К счастью, ни первые, ни вторые, ни третьи не были правы. Филимонов был отрешён, глубоко уходил в расчёты, — частенько, в самое неподходящее время, — но ощущения реальности не терял, почти всегда видел, что происходит рядом, и оценивал происходящее, — особенно в первый момент, — языком математики. Так, услышав приказ о назначении Зяблика, он подумал: «Векторная функция вертикали…» — то есть неожиданное возвышение, взлёт, подъём. Где-то стороной прошла мысль: неделимые величины встретились. Тупик. Сюда поместилась вся история его личных отношений с Зябликом.
Филимонов внушал Зяблику страх. Он был неразгаданным ребусом, а всё непонятное, загадочное мучило Зяблика и страшило. Зяблик и раньше играл важную роль в институте, он лишь формально занимал должность заведующего лабораторией, на самом же деле был всегда при директоре; по утрам вслед за Бурановым входил к нему в кабинет и неотступно сидел там, пока директор находился в институте. Без него не решался ни один вопрос. Зяблик однажды во время болезни Буранова целый месяц прожил в его квартире, обжил там две комнаты, пробил отдельный вход на лестничную площадку, и когда академик выздоровел, ещё долго жил в его квартире, а и теперь даже, поскольку там было много собственных вещей Зяблика, оставался на ночь, жил по два, по три, а иногда и больше дней. Зяблик был тенью директора, его другом, советчиком, — именно поэтому в затруднительных положениях, не найдясь с ответом, Буранов автоматически поворачивал голову в сторону Зяблика.

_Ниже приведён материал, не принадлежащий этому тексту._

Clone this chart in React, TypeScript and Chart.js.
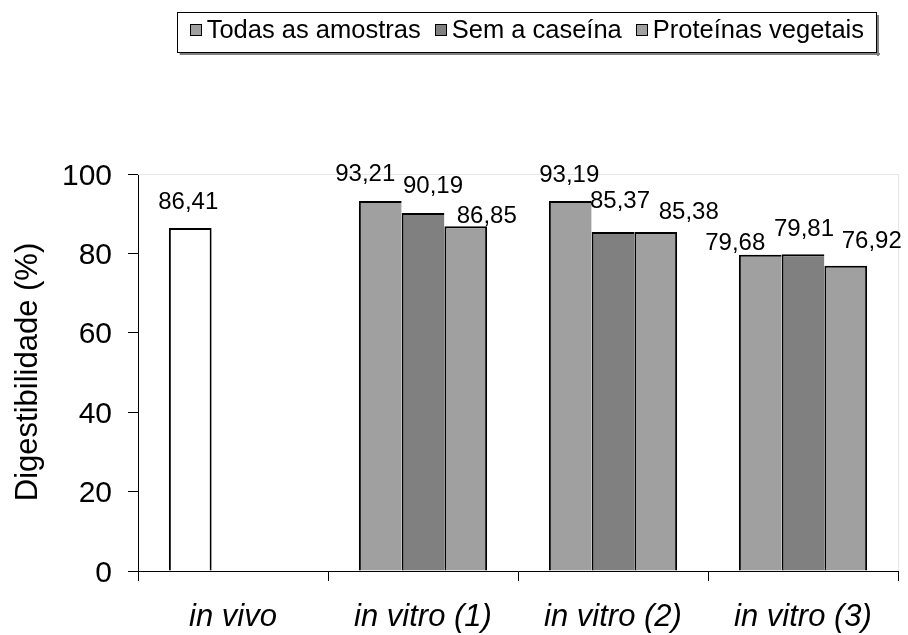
import React, { useEffect, useRef } from 'react';
import { Chart, registerables } from 'chart.js';

Chart.register(...registerables);

// ---- data ----
const categories = ['in vivo', 'in vitro (1)', 'in vitro (2)', 'in vitro (3)'];
const seriesNames = ['Todas as amostras', 'Sem a caseína', 'Proteínas vegetais'];
const todasValues: (number | null)[] = [86.41, 93.21, 93.19, 79.68];
const semCaseinaValues: (number | null)[] = [null, 90.19, 85.37, 79.81];
const proteinasValues: (number | null)[] = [null, 86.85, 85.38, 76.92];
const yTickValues = [0, 20, 40, 60, 80, 100];
const yTitle = 'Digestibilidade (%)';

// ---- styles ----
const seriesColors = ['#A0A0A0', '#808080', '#A0A0A0'];
const inVivoColor = '#FFFFFF';
const FONT = '"Liberation Sans", Arial, Helvetica, sans-serif';
// label nudges (px) relative to bar top-centre: [dx, dy] of label centre
const labelNudges: ([number, number] | null)[][] = [
  [[-2, -27], [-15, -28], [-1, -28], [-25, -13]],
  [null, [10, -28], [7, -33], [1, -27]],
  [null, [21, -12], [33, -22], [26, -26]],
];

function fmt(v: number) {
  return v.toFixed(2).replace('.', ',');
}

function drawText(
  ctx: CanvasRenderingContext2D,
  text: string,
  x: number,
  y: number,
  size: number,
  sx: number,
  align: CanvasTextAlign,
  style = '',
  rot = 0
) {
  ctx.save();
  ctx.font = `${style} ${size}px ${FONT}`.trim();
  ctx.fillStyle = '#000';
  ctx.textBaseline = 'alphabetic';
  ctx.textAlign = align;
  ctx.translate(x, y);
  if (rot) ctx.rotate(rot);
  ctx.scale(sx, 1);
  ctx.fillText(text, 0, 0);
  ctx.restore();
}

const decorPlugin = {
  id: 'decor',
  beforeDatasetsDraw(chart: any) {
    const { ctx, chartArea } = chart;
    ctx.save();
    ctx.strokeStyle = '#E6E6E6';
    ctx.lineWidth = 1;
    ctx.beginPath();
    ctx.moveTo(chartArea.left, Math.round(chartArea.top) + 0.5);
    ctx.lineTo(Math.round(chartArea.right) + 0.5, Math.round(chartArea.top) + 0.5);
    ctx.lineTo(Math.round(chartArea.right) + 0.5, chartArea.bottom);
    ctx.stroke();
    ctx.restore();
  },
  afterDraw(chart: any) {
    const { ctx, chartArea } = chart;
    const yScale = chart.scales.y;
    const xScale = chart.scales.x;

    // y tick labels
    yTickValues.forEach((v) => {
      const py = yScale.getPixelForValue(v);
      drawText(ctx, String(v), chartArea.left - 26, py + 10.5, 30, 1, 'right');
    });

    // x category labels
    categories.forEach((c, i) => {
      const px = xScale.getPixelForValue(i);
      drawText(ctx, c, px, chartArea.bottom + 55, 31, 1, 'center', 'italic');
    });

    // y title
    drawText(ctx, yTitle, 37, (chartArea.top + chartArea.bottom) / 2 - 0.5, 31, 1, 'center', '', -Math.PI / 2);

    // data labels
    chart.data.datasets.forEach((ds: any, di: number) => {
      const meta = chart.getDatasetMeta(di);
      meta.data.forEach((bar: any, j: number) => {
        const v = ds.data[j];
        if (v === null || v === undefined) return;
        const nudge = labelNudges[di][j] || [0, -27];
        drawText(ctx, fmt(v), bar.x + nudge[0], bar.y + nudge[1] + 8.5, 24, 1, 'center');
      });
    });

    // legend
    const lSize = 25.5;
    const lsx = 1;
    ctx.save();
    ctx.font = `${lSize}px ${FONT}`;
    const widths = seriesNames.map((n) => ctx.measureText(n).width * lsx);
    ctx.restore();
    const sq = 12;
    const sqGap = 5;
    const itemGap = 14;
    const pad = 13;
    const total = pad * 2 + widths.reduce((a, b) => a + b, 0) + seriesNames.length * (sq + sqGap) + itemGap * (seriesNames.length - 1);
    const boxRight = 877;
    const boxTop = 12;
    const boxH = 41;
    const boxLeft = boxRight - total;
    ctx.save();
    ctx.fillStyle = '#808080';
    ctx.fillRect(boxLeft + 3, boxTop + boxH, total, 2);
    ctx.fillRect(boxRight, boxTop + 3, 2, boxH);
    ctx.fillStyle = '#FFFFFF';
    ctx.fillRect(boxLeft, boxTop, total, boxH);
    ctx.strokeStyle = '#000';
    ctx.lineWidth = 1;
    ctx.strokeRect(Math.round(boxLeft) + 0.5, boxTop + 0.5, Math.round(total) - 1, boxH - 1);
    let cx = boxLeft + pad;
    seriesNames.forEach((n, i) => {
      ctx.fillStyle = seriesColors[i];
      ctx.fillRect(Math.round(cx), 24, sq, sq);
      ctx.strokeStyle = '#000';
      ctx.strokeRect(Math.round(cx) + 0.5, 24.5, sq - 1, sq - 1);
      cx += sq + sqGap;
      drawText(ctx, n, cx, 37.5, lSize, lsx, 'left');
      cx += widths[i] + itemGap;
    });
    ctx.restore();
  },
};

export default function App() {
  const canvasRef = useRef<HTMLCanvasElement | null>(null);

  useEffect(() => {
    document.body.style.margin = '0';
    const canvas = canvasRef.current;
    if (!canvas) return;
    const barBorder = (c: any) => ({
      top: 2,
      left: 2,
      right: c.datasetIndex === 2 || c.dataIndex === 0 ? 2 : 0,
      bottom: 0,
    });
    const mk = (i: number, data: (number | null)[], bg: any) => ({
      label: seriesNames[i],
      data,
      backgroundColor: bg,
      borderColor: '#000',
      borderWidth: barBorder,
      borderSkipped: false,
    });
    const chart = new Chart(canvas, {
      type: 'bar',
      data: {
        labels: categories,
        datasets: [
          mk(0, todasValues, todasValues.map((_, i) => (i === 0 ? inVivoColor : seriesColors[0]))),
          mk(1, semCaseinaValues, seriesColors[1]),
          mk(2, proteinasValues, seriesColors[2]),
        ],
      },
      options: {
        responsive: false,
        animation: false,
        devicePixelRatio: 1,
        layout: { padding: { left: 0, right: 10, top: 174, bottom: 0 } },
        datasets: { bar: { categoryPercentage: 0.675, barPercentage: 1.0 } },
        plugins: {
          legend: { display: false },
          tooltip: { enabled: false },
          title: { display: false },
        },
        scales: {
          x: {
            type: 'category',
            ticks: { display: false },
            grid: {
              offset: true,
              drawOnChartArea: false,
              drawTicks: true,
              tickLength: 10,
              color: '#000',
              lineWidth: 1,
            },
            border: { display: true, color: '#000', width: 1 },
            afterFit: (s: any) => {
              s.height = 64;
            },
          },
          y: {
            min: 0,
            max: 100,
            ticks: { display: false, stepSize: 20 },
            grid: {
              drawOnChartArea: false,
              drawTicks: true,
              tickLength: 10,
              color: '#000',
              lineWidth: 1,
            },
            border: { display: true, color: '#000', width: 1 },
            afterFit: (s: any) => {
              s.width = 138;
            },
          },
        },
      } as any,
      plugins: [decorPlugin],
    });
    return () => chart.destroy();
  }, []);

  return (
    <div style={{ position: 'absolute', left: 0, top: 0, width: 908, height: 635, background: '#fff' }}>
      <canvas ref={canvasRef} width={908} height={635} />
    </div>
  );
}
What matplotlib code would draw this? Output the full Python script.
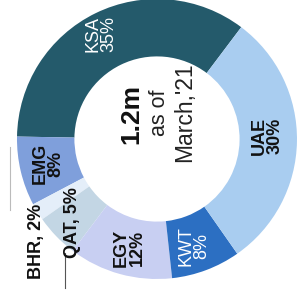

В говорящем живом потоке шёл Николай Авдеевич с седьмого этажа на третий; никто с ним не заговаривал: в институте мало кто знал Филимонова, а те, кто знали, держались от него подальше, при встречах едва кивали, а то и вовсе не замечали. И никто бы не мог сказать, чем вызвано такое пренебрежение к человеку; очевидно, срабатывала неприязнь начальства к Филимонову. Группа Импульса считалась бесплодной, созданной для развития однажды мелькнувшей в голове Филимонова дельной идеи. Мало кто знал историю появления этого человека в институте. Он случайно встретился с жившим по соседству на даче академиком Бурановым. Рассказал ему о своей задумке применить токи высокой частоты при плавке металла и уже проделанных первых опытах. Буранов пригласил заводского инженера в институт и создал для него группу. В институте эту группу то Импульсом зовут, то Импульсатором, но толком мало кто знает суть проблемы. За десять лет учёный с трудом осилил кандидатскую диссертацию, а со своим провинциальным, каким-то полукрестьянским, полурабочим видом да ещё строптивым характером он так и не вписался в семью учёных, остался чужаком — неловким и неприятным. Несовременными были и его манеры; он мог громко засмеяться в приёмной самого директора, при этом взмахивал руками, как крыльями, — словом, весь он с головы до пят был грубоватым, неинтеллигентным, разрушающим представление о современном учёном, о сотруднике головного в своей отрасли института.